I may be wrong - I haven't looked much into how CCX works but the way I see it, the only 2 things that really separate these Ryzen CPUs from dual-socket setups (in a functionality perspective) are the shared L3 cache between all cores, and, you don't get the extra memory channels of having 2x CPUs. I'm not sure how crippled dual-socket boards are due to latency, but it can't be that bad since they're still being made.

 

Because keeping the extra 8MB of L3 is faster than not splitting.

 

Only for very specific applications. I'd definitely like to have the more cores, but not if that means a compromise with lower single thread performance!

So you can probably understand why I'm completely disappointed in these ryzen cpus - even the ones supposed to rival intels gaming cpus fail to beat them.
Not to mention all the memory issues and bad design with split CCX's.
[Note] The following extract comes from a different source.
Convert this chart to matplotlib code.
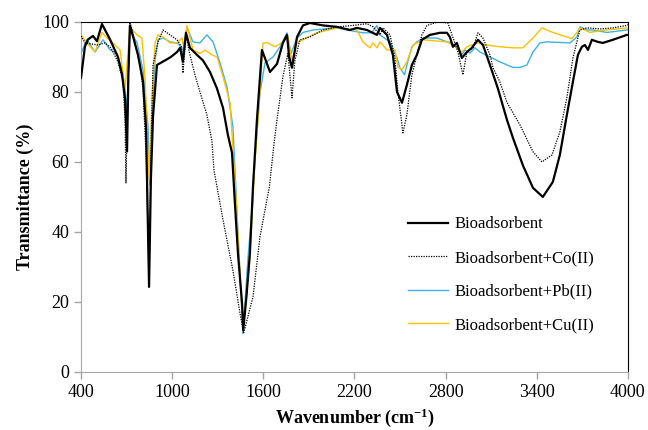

Yes, there aren't any benchmarks yet, but we can see the low numbers in the OP and we know from the 8 core ones that they'll overclock like a dog.

 

I hope they came to that conclusion by checking game performance as well, not only video encoding and rendering.

 

Herp. I read it and thought it sounded stupid. But didn't care enough to edit. Ofc I know core is a core. But oh well

 

It also allows them to use two defective CCXs for a CPU. The other configuration would have required a "clean" CCX for a quad.

 

Well my thoughts for this are:

* I bet the extra cache is faster or they know the latency issue can be addressed via software. If not, we should have a 1450 with a single CCX priced slightly higher as a gamer CPU.

* I would expect an R5 1475X as a single, binned CCX @4.1 for gaming in the next months. We are mostly gamers here but the market share AMD wants is on the workstation/oem and server side.

A single CCX Ryzen APU looks extremely attractive for laptops

 

A single CCX should be around 100mm² max, the 4096 core Vega is around 540mm², so a theoretical configuration of a quad Ryzen with a 1500+ shader Vega could be on the ~270mm² mark.

That would be a great laptop chip at an affordable price.

 

Unless AMD plans big surprise, we are getting Ryzen APU: 4C/8T + 12NCU (768 SP)
But even that may be interesting if NCU clock well as AMD promises clock bump.